» **CHALLENGE**
Begin at the line containing "Output the web" in the entries below and end at the line containing "explode = 0.063;"; transcribe that range exactly and nothing outside it.

[Records]
[Begin]

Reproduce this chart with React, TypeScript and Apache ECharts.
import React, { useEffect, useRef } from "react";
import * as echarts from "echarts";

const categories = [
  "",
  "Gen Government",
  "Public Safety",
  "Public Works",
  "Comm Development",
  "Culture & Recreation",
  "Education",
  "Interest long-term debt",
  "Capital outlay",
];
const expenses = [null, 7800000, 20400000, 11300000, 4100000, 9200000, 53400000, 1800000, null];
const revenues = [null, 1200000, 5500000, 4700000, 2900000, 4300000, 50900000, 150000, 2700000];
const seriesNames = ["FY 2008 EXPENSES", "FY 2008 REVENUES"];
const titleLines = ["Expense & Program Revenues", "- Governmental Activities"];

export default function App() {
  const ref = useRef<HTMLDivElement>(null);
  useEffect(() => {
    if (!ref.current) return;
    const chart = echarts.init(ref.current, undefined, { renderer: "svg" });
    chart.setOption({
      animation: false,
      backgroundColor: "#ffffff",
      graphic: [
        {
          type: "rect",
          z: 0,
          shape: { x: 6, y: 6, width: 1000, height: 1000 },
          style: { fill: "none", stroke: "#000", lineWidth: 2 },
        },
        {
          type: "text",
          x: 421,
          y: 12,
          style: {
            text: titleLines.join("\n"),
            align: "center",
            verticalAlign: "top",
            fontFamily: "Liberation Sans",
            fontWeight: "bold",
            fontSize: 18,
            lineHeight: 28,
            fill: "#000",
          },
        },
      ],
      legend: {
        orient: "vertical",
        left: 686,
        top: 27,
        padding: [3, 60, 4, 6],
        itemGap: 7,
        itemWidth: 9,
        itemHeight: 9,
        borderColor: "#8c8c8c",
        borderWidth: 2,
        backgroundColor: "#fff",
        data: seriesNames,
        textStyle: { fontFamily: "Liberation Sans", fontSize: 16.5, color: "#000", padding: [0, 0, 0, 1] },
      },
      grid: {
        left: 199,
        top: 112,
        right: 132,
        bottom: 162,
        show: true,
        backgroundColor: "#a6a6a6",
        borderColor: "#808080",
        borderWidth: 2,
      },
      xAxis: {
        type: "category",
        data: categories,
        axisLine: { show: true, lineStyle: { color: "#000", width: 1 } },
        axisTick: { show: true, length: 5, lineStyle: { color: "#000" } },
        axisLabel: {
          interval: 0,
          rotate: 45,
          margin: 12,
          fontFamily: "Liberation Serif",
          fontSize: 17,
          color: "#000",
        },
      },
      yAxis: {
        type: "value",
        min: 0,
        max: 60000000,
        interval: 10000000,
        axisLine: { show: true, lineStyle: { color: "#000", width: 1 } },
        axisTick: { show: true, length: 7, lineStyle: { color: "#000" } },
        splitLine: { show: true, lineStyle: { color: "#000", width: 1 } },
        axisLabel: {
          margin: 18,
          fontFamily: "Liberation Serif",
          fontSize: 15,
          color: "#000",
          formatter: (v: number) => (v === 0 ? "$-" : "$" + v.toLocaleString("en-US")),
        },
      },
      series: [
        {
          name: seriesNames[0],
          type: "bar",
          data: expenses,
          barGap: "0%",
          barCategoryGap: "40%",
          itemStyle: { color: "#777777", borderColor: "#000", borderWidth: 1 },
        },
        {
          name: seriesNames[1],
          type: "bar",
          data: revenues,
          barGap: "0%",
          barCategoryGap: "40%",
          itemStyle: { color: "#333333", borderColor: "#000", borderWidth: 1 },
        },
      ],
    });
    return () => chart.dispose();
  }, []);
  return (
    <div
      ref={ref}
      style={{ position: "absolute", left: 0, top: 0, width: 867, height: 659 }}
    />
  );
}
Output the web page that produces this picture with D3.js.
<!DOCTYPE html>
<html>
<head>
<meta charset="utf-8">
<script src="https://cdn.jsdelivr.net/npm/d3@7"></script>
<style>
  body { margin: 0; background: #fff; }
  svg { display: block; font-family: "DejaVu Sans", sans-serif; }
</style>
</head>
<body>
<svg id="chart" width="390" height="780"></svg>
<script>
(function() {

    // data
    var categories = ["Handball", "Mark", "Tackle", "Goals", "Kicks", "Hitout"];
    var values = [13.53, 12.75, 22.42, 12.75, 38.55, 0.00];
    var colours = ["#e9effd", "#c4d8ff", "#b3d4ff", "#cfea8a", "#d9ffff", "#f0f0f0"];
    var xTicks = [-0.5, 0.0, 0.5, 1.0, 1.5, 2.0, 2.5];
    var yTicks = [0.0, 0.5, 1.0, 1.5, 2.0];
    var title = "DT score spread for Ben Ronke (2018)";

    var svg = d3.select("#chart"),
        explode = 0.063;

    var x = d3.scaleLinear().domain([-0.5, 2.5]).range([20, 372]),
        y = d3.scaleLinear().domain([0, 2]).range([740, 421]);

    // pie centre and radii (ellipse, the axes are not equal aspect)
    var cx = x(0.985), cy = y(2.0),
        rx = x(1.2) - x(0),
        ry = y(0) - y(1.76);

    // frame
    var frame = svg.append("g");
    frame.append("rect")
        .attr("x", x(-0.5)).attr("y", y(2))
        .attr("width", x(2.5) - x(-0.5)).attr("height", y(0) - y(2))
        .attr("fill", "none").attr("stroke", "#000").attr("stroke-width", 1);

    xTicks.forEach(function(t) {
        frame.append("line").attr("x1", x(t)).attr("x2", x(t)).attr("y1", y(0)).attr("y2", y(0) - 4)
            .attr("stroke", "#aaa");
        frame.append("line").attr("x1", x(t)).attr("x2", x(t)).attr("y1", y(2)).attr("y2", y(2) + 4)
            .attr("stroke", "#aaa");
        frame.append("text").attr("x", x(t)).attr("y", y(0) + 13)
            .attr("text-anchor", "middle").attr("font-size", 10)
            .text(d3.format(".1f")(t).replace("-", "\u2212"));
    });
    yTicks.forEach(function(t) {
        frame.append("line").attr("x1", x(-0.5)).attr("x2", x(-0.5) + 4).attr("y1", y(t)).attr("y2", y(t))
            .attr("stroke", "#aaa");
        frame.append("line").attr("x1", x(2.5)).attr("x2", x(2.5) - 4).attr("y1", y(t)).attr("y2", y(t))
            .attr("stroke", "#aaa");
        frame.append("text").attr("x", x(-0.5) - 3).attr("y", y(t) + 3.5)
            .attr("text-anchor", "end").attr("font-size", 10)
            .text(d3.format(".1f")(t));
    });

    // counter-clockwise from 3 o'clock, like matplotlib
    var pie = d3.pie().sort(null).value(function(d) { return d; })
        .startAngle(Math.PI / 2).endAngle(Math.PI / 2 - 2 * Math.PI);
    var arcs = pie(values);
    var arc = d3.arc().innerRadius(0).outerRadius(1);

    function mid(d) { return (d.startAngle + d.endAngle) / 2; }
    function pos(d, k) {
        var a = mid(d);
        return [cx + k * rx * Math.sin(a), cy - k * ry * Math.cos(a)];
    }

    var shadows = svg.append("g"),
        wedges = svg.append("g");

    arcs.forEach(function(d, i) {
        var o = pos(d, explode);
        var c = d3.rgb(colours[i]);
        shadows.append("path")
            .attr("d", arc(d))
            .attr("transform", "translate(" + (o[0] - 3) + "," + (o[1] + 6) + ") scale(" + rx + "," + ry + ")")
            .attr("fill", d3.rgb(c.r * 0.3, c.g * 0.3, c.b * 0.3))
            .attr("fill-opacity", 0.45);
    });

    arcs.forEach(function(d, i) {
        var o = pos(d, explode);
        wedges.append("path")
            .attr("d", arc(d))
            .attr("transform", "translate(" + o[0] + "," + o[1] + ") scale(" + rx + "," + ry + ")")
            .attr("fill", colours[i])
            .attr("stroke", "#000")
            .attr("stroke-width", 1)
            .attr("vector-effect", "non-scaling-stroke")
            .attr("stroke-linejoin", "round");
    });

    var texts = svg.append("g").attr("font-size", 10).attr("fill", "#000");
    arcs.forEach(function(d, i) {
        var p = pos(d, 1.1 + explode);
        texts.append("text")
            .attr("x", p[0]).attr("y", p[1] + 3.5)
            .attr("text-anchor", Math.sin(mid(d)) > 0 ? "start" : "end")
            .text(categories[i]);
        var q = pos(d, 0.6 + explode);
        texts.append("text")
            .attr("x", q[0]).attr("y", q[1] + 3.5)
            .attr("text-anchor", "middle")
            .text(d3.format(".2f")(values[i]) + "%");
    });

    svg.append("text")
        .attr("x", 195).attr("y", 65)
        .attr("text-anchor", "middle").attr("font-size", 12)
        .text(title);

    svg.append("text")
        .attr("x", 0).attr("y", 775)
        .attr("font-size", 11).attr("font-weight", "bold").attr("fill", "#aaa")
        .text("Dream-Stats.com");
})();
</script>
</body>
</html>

[End]

» **RESPONSE TO THIS TASK**
Output the web page that produces this picture with D3.js.
<!DOCTYPE html>
<html>
<head>
<meta charset="utf-8">
<script src="https://cdn.jsdelivr.net/npm/d3@7"></script>
<style>
  body { margin: 0; background: #fff; }
  svg { display: block; font-family: "DejaVu Sans", sans-serif; }
</style>
</head>
<body>
<svg id="chart" width="390" height="780"></svg>
<script>
(function() {

    // data
    var categories = ["Handball", "Mark", "Tackle", "Goals", "Kicks", "Hitout"];
    var values = [13.53, 12.75, 22.42, 12.75, 38.55, 0.00];
    var colours = ["#e9effd", "#c4d8ff", "#b3d4ff", "#cfea8a", "#d9ffff", "#f0f0f0"];
    var xTicks = [-0.5, 0.0, 0.5, 1.0, 1.5, 2.0, 2.5];
    var yTicks = [0.0, 0.5, 1.0, 1.5, 2.0];
    var title = "DT score spread for Ben Ronke (2018)";

    var svg = d3.select("#chart"),
        explode = 0.063;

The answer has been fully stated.